Certamente não são somente esses os elementos que diferenciam esses títulos dos mais antigos, mas eles ajudam a mostrar que as mudanças não foram pontuais na série, elas seguiram um caminho muito claro. A série foi de certo modo enxugada nesse processo, o que não era extremamente necessário para o gameplay em si foi menos trabalhado. Isso não é visto como ruim para muita gente. Lembro-me de uma conversa que tive com nosso querido Danilo “Ninja” Passos na qual eu tentava explicar porque eu achava ruim só ter uma cidade em SS, uma loja e um mapa fragmentado. Ele me perguntou então qual era a vantagem de existirem muitas lojas em OoT se elas dificilmente são usadas, ou a vantagem de ter que ficar cavalgando de um lado para o outro sendo que nada acontece nesse meio tempo.
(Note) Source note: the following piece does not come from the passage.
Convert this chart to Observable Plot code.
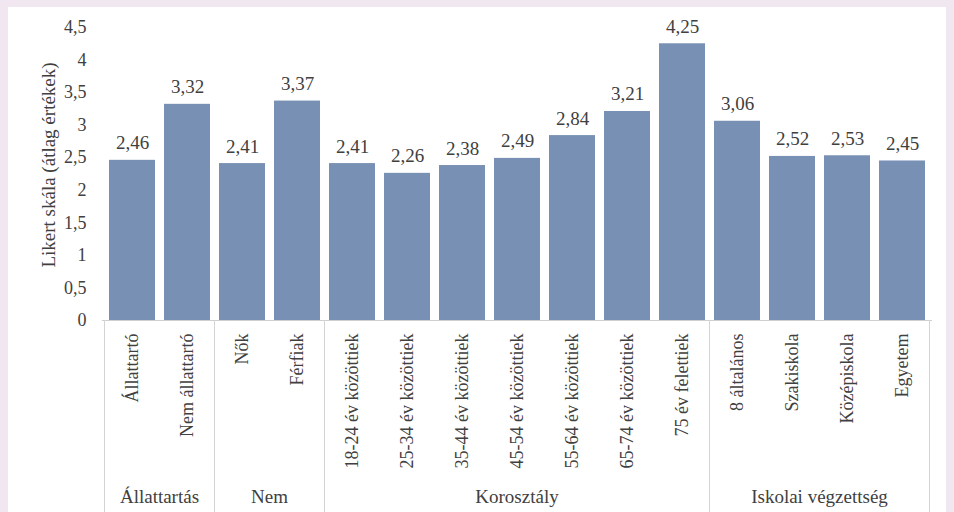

Realmente não há vantagens pensando na eficiência do gameplay, no entanto esses elementos são importantes para a ambientação no jogo. Como o colunista Fabio conta no artigo A Fantasia de Zelda, a série é em sua origem uma história. O próprio nome dos jogos sugere que existe uma lenda e ela está relacionada com as tradições e crenças de todo um povo. A existência do herói não é o suficiente para que exista uma lenda, é preciso existir testemunhas dos grandes feitos do herói e ele precisa ser conhecido em diferentes regiões.
Talvez seja no The Wind Waker que essa ambientação é explorada em seu ápice. Embora o ritmo do jogo seja constantemente criticado, ele é o responsável pela grande imersão do jogador na história. Não há nenhuma grande vantagem em gastar bons minutos navegando de uma ilha para outra, mas é um elemento essencial para contar a história do Herói dos Ventos e mostrar como sua jornada para salvar sua irmã é custosa. Todas as ilhas, desde as mais importantes até as mais ínfimas mostram que não é a história de apenas um herói e sim de toda uma região e as pessoas que vivem nela, até porque não há herói sem o seu povo.
Em contraponto, durante SS, Link pratica a jornada mais solitária desde o The Legend of Zelda para NES. Cada região é como uma dungeon gigante onde há inimigos, puzzles e obstáculos por toda parte e os NPCs estão simplesmente por lá porque sim. Link é praticamente a única testemunha de sua aventura, já que Fi adormece no final e a Zelda estava em uma jornada própria durante boa parte do jogo.
Por isso, em sua essência, Zelda precisa ser um jogo de detalhes “desnecessários” e com muita exploração. Vemos nas mudanças que o TWWHD teve que há uma forte pressão para que a série seja mais dinâmica e sucinta, mas talvez não seja esse o modo certo de contar uma história. A série não precisa entrar nessa planificação cultural em que o importante é apertar os botões o mais rápido possível no maior estilo beat ‘em up (ou tetris).
Os recentes anúncios sobre a série, no entanto, têm afastado um pouco essas preocupações da minha cabeça. Voltar ao A Link to the Past, ao mapa quadriculado dos portáteis pode significar um resgate dos pontos mais importantes para a série que acabaram se perdendo no caminho. Aonuma já disse que quer fazer os jogos menos lineares daqui para frente. Pode até ser que tudo mude novamente e esse texto se torne inútil de novo, mas é muito bom terminá-lo otimista em relação ao futuro da série Zelda dessa vez. O tempo dirá.